We are supposed to believe that the coming together of the family in pornography is a major step forward. We are supposed to believe that the discussion between the suicidal brother and the estranged son on the nihilisit Nietzche is a step forward. We are supposed to believe that under today's philosophy of unbridled selfishness--starting with the grandfather who imbibes heroin and celebrates the pleasures of lust rather than love--we can still find true love in a family.

This is not the case.

Families today may be organized around the principle that the purpose of the family is to give us (read "Me First") the freedom to do whatever we want. That is the leave-alone principle of the family in Little Miss Sunshine. No one really knows what the other person is doing. The wife works and slaps food on the table so her husband can indugle his fantasies of being a winner. The father has no sense of responsibility to his family. No one evidently cares that the son is completely hateful. No adult bothers to reach him, to guide him. Most importantly, no one bothers to preview the display that the little girl will make for lthe Little Miss Sunshine beauty pageant, despite the fact that they know it is being directed by the sex-obsessed, heroin-intaking grandfather. Is there a problem with leaving our daughter in the hands of a complete degenerate?

So there might be loose ties of love here, but the end shows the debacle this is all heading toward: the defiant family gyrating in front of an equally pornographic audience.

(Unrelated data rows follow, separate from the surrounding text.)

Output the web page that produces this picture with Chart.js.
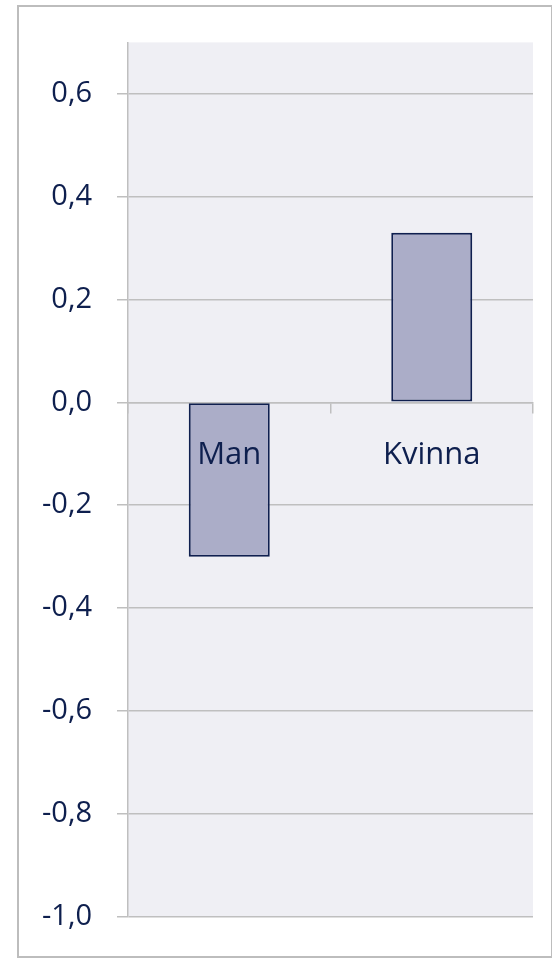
<!DOCTYPE html>
<html>
<head>
<meta charset="utf-8">
<script src="https://cdn.jsdelivr.net/npm/chart.js@4/dist/chart.umd.min.js"></script>
<style>
  html, body { margin: 0; padding: 0; background: #fff; }
  #frame {
    position: absolute; left: 17px; top: 5px;
    width: 532px; height: 949px;
    border: 2px solid #BDBDBD;
  }
  #wrap { position: absolute; left: 0; top: 0; width: 552px; height: 959px; }
</style>
</head>
<body>
<div id="frame"></div>
<div id="wrap"><canvas id="chart"></canvas></div>
<script>
// Data
const categories = ['Man', 'Kvinna'];
const values = [-0.30, 0.33];
const yMin = -1.0;
const yMax = 0.7;
const yStep = 0.2;

const textColor = '#0E1F4E';
const gridColor = '#BFBFBF';

// Plot area background
const plotBg = {
    id: 'plotBg',
    beforeDraw(chart) {
        const { ctx, chartArea: a } = chart;
        ctx.save();
        ctx.fillStyle = '#EFEFF4';
        ctx.fillRect(a.left, a.top, a.right - a.left, a.bottom - a.top);
        ctx.restore();
    }
};

new Chart(document.getElementById('chart'), {
    type: 'bar',
    data: {
        labels: categories,
        datasets: [{
            data: values,
            backgroundColor: '#ABADC8',
            borderColor: '#0F1F4F',
            borderWidth: 2,
            borderSkipped: false,
            barPercentage: 0.4,
            categoryPercentage: 1.0
        }]
    },
    options: {
        responsive: true,
        maintainAspectRatio: false,
        animation: false,
        layout: { padding: { top: 42, bottom: 39, right: 19, left: 0 } },
        plugins: {
            legend: { display: false },
            tooltip: { enabled: false }
        },
        scales: {
            y: {
                min: yMin,
                max: yMax,
                afterBuildTicks(scale) {
                    // keep only the 0,2 steps (no tick at the 0,7 top)
                    scale.ticks = scale.ticks.filter(t => {
                        const k = (t.value - yMin) / yStep;
                        return Math.abs(k - Math.round(k)) < 1e-6;
                    });
                },
                afterFit(scale) { scale.width = 128; },
                grid: {
                    color: gridColor,
                    lineWidth: 1.5,
                    tickLength: 11,
                    drawTicks: true
                },
                border: { display: true, color: gridColor, width: 1.5 },
                ticks: {
                    stepSize: yStep,
                    padding: 25,
                    color: textColor,
                    font: { family: 'Open Sans', size: 29 },
                    callback: v => Number(v).toFixed(1).replace('.', ',')
                }
            },
            x: {
                position: { y: 0 },
                offset: true,
                grid: {
                    offset: true,
                    drawOnChartArea: false,
                    color: gridColor,
                    lineWidth: 1.5,
                    tickLength: 10,
                    z: 1
                },
                border: { display: true, color: gridColor, width: 1.5, z: 1 },
                ticks: {
                    z: 1,
                    padding: 24,
                    color: textColor,
                    font: { family: 'Open Sans', size: 31 }
                }
            }
        }
    },
    plugins: [plotBg]
});
</script>
</body>
</html>
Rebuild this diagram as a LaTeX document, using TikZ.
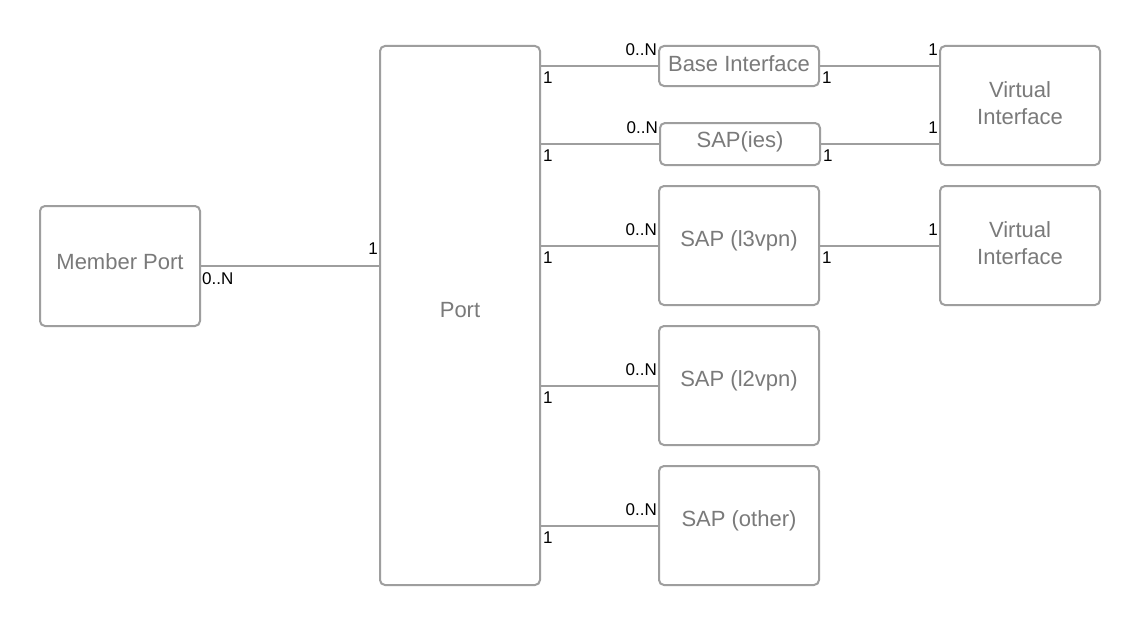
\documentclass[tikz,border=0pt]{standalone}
\usepackage{fontspec}
\setmainfont{Liberation Sans}
\usetikzlibrary{calc}
\definecolor{boxline}{HTML}{9E9E9E}
\definecolor{boxtext}{HTML}{7A7A7A}
\tikzset{
  ent/.style={draw=boxline, line width=2pt, rounded corners=5pt, rectangle, inner sep=0pt},
  etext/.style={text=boxtext, font=\fontsize{22}{27}\selectfont, align=center, inner sep=0pt},
  conn/.style={draw=boxline, line width=2pt},
  lbl/.style={inner sep=0pt, font=\fontsize{17}{18}\selectfont, text=black}
}
\begin{document}
\begin{tikzpicture}[x=1pt,y=-1pt]
\useasboundingbox (0,0) rectangle (1140,626);
\fill[white] (0,0) rectangle (1140,626);
% entities
\node[ent, minimum width=160pt, minimum height=120pt] (mp) at (120,266) {};
\node[ent, minimum width=160pt, minimum height=539pt] (port) at (460,315.5) {};
\node[ent, minimum width=160pt, minimum height=40pt] (bi) at (739,66) {};
\node[ent, minimum width=160pt, minimum height=42pt] (ies) at (740,144) {};
\node[ent, minimum width=160pt, minimum height=119pt] (l3) at (739,245.5) {};
\node[ent, minimum width=160pt, minimum height=119pt] (l2) at (739,385.5) {};
\node[ent, minimum width=160pt, minimum height=119pt] (oth) at (739,525.5) {};
\node[ent, minimum width=160pt, minimum height=119pt] (vi1) at (1020,105.5) {};
\node[ent, minimum width=160pt, minimum height=119pt] (vi2) at (1020,245.5) {};
% entity texts
\node[etext] (mptxt) at (120,262) {Member Port};
\node[etext] (porttxt) at (460,310) {Port};
\node[etext] (bitxt) at (739,64) {Base Interface};
\node[etext] (iestxt) at (740,142) {SAP(ies)};
\node[etext] (l3txt) at (739,241) {SAP (l3vpn)};
\node[etext] (l2txt) at (739,381) {SAP (l2vpn)};
\node[etext] (othtxt) at (739,521) {SAP (other)};
\node[etext] (vi1txt) at (1020,103.5) {Virtual\\Interface};
\node[etext] (vi2txt) at (1020,243.5) {Virtual\\Interface};
% connectors
\draw[conn] (mp.east) -- (mp.east -| port.west);
\draw[conn] (port.east |- bi.west) -- (bi.west);
\draw[conn] (port.east |- ies.west) -- (ies.west);
\draw[conn] (port.east |- l3.west) -- (l3.west);
\draw[conn] (port.east |- l2.west) -- (l2.west);
\draw[conn] (port.east |- oth.west) -- (oth.west);
\draw[conn] (bi.east) -- (bi.east -| vi1.west);
\draw[conn] (ies.east) -- (ies.east -| vi1.west);
\draw[conn] (l3.east) -- (l3.east -| vi2.west);
% labels
\node[lbl, anchor=north west] at ($(mp.east)+(1,6)$) {0..N};
\node[lbl, anchor=south east] at ($(mp.east -| port.west)+(-1,-11)$) {1};
\foreach \b in {bi,ies,l3,l2,oth}{
  \node[lbl, anchor=north west] at ($(port.east |- \b.west)+(2,6)$) {1};
  \node[lbl, anchor=south east] at ($(\b.west)+(-1,-10)$) {0..N};
}
\node[lbl, anchor=north west] at ($(bi.east)+(2,6)$) {1};
\node[lbl, anchor=north west] at ($(ies.east)+(2,6)$) {1};
\node[lbl, anchor=north west] at ($(l3.east)+(2,6)$) {1};
\node[lbl, anchor=south east] at ($(bi.east -| vi1.west)+(-1,-10)$) {1};
\node[lbl, anchor=south east] at ($(ies.east -| vi1.west)+(-1,-10)$) {1};
\node[lbl, anchor=south east] at ($(l3.east -| vi2.west)+(-1,-10)$) {1};
\end{tikzpicture}
\end{document}
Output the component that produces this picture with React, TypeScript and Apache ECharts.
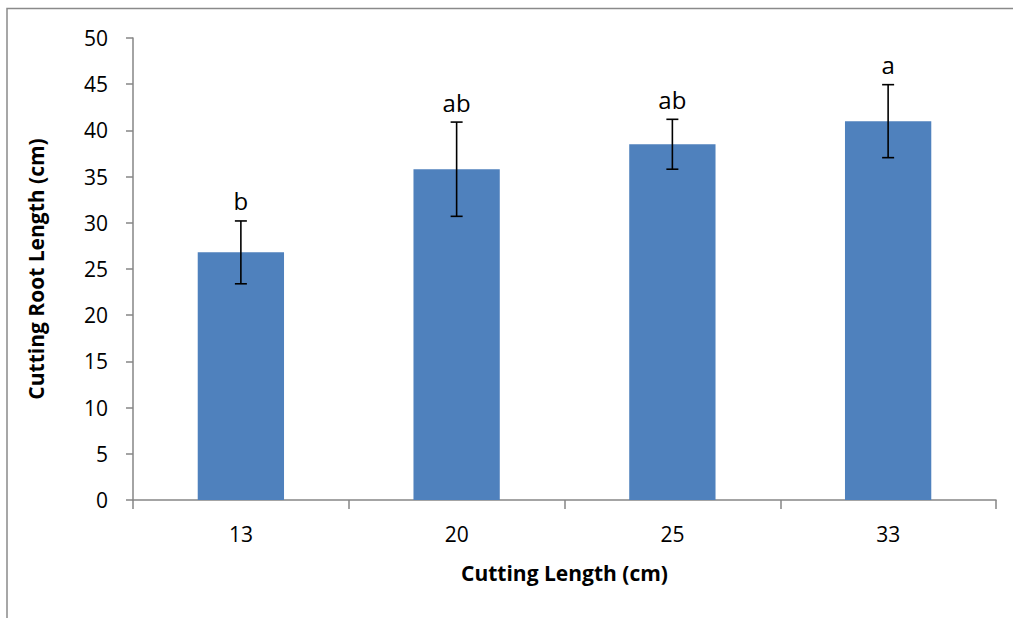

This may not have been the intention of the authors. To give them the benefit of the doubt, they may be desperately seeking to rescue some notion of love from the oblivion that family life has become for many in America. That is the alluring part of the movie. But the assumption of the authors is that family life in America is dead and gone, that the self-sacrifice that is its foundation has been forever eclipsed by notions of "self-realization, " and that morality represents a contraint from which we long ago have freed ourselves. And that is the terrible dark cloud over Little Miss Sunshine.